▸ Objective: Beginning with the first line below, please repeat the material exactly, ending with the line that includes "import seaborn as sns".
---- Records for the exercise
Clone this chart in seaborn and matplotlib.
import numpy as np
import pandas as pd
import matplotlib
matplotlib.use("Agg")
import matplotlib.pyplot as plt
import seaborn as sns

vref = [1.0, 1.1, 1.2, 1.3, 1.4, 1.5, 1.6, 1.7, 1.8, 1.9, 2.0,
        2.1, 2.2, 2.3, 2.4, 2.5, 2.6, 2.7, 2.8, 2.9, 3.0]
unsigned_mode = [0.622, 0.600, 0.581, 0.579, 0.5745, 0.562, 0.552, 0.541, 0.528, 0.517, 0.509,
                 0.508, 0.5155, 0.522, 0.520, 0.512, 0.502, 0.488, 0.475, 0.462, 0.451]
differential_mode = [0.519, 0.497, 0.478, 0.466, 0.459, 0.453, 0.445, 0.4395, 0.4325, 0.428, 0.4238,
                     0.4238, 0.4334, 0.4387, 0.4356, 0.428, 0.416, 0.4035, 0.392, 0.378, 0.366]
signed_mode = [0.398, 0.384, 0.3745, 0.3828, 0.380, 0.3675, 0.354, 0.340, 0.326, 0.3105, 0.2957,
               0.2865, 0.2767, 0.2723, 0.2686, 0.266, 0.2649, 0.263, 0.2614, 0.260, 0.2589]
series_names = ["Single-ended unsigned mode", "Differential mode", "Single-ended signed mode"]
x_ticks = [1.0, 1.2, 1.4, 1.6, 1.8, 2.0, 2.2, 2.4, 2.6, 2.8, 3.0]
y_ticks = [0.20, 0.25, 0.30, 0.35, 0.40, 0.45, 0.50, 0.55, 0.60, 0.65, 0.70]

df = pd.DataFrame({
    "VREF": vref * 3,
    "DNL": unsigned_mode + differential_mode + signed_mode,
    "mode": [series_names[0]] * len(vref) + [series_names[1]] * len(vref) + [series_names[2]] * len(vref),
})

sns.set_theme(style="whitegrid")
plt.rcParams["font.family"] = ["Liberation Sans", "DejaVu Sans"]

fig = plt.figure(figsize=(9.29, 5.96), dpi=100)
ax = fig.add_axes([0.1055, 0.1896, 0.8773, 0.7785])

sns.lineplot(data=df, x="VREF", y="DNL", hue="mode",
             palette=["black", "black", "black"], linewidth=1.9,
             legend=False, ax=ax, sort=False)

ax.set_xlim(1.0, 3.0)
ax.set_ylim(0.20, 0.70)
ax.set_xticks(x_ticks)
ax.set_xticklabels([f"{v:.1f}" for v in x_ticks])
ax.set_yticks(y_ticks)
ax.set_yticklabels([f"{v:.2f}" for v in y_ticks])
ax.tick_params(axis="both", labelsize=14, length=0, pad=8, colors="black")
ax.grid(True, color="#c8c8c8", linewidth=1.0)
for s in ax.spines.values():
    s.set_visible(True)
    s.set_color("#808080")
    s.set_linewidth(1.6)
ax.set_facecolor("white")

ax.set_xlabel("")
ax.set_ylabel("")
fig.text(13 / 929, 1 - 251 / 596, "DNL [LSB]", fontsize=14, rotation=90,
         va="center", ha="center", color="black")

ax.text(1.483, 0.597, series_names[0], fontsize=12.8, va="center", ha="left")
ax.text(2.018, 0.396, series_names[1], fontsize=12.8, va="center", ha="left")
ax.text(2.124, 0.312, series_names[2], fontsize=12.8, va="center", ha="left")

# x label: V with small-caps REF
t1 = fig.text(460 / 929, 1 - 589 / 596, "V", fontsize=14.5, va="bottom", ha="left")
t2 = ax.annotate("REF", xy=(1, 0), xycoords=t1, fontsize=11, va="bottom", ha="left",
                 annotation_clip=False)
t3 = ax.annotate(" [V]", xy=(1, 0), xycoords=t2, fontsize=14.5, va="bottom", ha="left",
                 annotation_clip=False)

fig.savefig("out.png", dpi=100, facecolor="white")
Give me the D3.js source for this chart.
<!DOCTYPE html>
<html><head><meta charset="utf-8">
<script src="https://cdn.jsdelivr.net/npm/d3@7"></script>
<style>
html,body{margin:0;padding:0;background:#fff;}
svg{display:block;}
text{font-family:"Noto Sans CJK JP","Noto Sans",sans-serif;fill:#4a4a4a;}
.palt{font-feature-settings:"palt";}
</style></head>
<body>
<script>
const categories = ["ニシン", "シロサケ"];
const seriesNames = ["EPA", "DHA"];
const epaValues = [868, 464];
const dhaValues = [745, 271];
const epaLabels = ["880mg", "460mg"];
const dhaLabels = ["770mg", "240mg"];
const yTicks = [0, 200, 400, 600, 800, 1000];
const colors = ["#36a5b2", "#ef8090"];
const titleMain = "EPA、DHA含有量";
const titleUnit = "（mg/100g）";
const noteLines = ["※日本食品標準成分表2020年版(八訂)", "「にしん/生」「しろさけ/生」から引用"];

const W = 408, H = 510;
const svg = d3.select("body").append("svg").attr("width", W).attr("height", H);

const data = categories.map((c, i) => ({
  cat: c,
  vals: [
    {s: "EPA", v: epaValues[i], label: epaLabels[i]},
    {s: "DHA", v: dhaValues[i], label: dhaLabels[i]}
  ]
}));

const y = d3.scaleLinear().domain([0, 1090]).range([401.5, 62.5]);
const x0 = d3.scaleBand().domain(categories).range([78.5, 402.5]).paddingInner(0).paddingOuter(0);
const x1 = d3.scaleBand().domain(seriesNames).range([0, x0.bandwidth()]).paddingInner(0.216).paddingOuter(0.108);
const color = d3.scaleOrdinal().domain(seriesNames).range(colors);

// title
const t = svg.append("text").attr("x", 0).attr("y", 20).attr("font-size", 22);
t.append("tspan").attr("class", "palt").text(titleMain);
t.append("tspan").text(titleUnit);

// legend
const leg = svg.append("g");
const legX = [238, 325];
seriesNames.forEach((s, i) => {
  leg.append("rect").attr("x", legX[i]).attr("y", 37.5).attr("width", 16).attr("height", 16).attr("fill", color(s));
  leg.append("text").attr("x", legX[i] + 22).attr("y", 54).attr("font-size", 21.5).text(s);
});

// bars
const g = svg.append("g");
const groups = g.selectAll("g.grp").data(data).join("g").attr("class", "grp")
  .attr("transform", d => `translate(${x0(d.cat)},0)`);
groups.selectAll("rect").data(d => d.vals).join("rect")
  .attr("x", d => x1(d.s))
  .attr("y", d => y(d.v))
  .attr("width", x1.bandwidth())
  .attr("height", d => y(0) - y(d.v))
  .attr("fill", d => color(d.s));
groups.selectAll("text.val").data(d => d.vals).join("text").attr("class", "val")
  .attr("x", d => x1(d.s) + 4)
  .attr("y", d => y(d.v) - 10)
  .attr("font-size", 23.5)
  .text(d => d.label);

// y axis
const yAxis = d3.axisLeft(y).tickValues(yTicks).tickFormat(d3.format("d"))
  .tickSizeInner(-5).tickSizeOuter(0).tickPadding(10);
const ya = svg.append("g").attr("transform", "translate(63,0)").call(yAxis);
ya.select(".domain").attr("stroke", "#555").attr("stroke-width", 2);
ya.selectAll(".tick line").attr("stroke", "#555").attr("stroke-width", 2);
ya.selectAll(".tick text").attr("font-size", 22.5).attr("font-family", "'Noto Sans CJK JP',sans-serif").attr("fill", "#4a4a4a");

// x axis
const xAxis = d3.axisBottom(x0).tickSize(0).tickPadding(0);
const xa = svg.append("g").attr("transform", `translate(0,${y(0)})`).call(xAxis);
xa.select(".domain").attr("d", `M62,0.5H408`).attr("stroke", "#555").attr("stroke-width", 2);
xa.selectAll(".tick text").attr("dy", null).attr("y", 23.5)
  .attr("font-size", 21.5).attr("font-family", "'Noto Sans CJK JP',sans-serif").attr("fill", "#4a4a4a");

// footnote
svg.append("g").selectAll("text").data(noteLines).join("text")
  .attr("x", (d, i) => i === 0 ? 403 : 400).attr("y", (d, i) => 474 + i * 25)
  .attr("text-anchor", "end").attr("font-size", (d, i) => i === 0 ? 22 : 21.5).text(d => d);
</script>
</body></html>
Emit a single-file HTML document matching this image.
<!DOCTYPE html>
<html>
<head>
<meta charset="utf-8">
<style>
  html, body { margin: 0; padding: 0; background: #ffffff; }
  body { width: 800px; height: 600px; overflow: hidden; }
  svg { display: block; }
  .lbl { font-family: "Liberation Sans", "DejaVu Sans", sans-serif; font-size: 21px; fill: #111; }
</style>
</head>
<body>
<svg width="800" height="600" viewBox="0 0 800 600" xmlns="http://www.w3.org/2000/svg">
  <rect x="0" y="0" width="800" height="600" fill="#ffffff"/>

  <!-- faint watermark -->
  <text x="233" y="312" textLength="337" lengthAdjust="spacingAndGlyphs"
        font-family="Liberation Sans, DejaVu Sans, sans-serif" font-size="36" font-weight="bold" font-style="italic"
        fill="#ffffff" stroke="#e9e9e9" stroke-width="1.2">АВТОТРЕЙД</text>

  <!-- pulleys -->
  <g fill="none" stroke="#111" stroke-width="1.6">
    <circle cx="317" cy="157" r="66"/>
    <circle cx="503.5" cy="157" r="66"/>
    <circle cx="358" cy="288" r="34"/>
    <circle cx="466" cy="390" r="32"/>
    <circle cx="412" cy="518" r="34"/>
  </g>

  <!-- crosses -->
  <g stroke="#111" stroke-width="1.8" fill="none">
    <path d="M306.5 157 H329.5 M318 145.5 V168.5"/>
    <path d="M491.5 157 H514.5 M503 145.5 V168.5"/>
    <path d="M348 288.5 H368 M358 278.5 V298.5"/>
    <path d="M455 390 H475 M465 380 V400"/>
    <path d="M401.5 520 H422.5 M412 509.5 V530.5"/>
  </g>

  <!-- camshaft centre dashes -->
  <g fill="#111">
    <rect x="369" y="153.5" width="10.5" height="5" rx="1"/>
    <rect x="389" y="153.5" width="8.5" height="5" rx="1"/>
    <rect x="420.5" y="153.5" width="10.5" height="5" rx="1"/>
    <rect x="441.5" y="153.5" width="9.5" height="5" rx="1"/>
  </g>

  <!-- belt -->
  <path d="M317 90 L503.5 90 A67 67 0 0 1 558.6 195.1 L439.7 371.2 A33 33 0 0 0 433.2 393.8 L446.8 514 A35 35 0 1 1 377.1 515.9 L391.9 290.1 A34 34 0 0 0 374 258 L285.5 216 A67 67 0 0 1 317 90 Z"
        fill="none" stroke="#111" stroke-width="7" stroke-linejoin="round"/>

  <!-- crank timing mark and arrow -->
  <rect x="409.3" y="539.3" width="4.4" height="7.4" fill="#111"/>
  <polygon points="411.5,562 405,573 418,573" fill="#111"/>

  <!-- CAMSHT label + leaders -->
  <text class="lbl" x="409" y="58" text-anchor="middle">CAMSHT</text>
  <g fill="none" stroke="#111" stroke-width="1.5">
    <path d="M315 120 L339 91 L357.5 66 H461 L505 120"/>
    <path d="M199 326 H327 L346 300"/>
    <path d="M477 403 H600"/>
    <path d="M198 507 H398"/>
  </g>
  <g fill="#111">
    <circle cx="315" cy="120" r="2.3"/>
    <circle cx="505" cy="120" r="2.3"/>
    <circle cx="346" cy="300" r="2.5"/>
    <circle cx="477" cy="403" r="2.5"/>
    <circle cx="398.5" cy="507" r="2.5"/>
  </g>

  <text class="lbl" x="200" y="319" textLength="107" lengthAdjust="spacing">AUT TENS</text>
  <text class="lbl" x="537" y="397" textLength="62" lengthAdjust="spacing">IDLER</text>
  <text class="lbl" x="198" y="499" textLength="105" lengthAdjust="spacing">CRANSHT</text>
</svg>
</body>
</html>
--------
▸ Response below:
Clone this chart in seaborn and matplotlib.
import numpy as np
import pandas as pd
import matplotlib
matplotlib.use("Agg")
import matplotlib.pyplot as plt
import seaborn as sns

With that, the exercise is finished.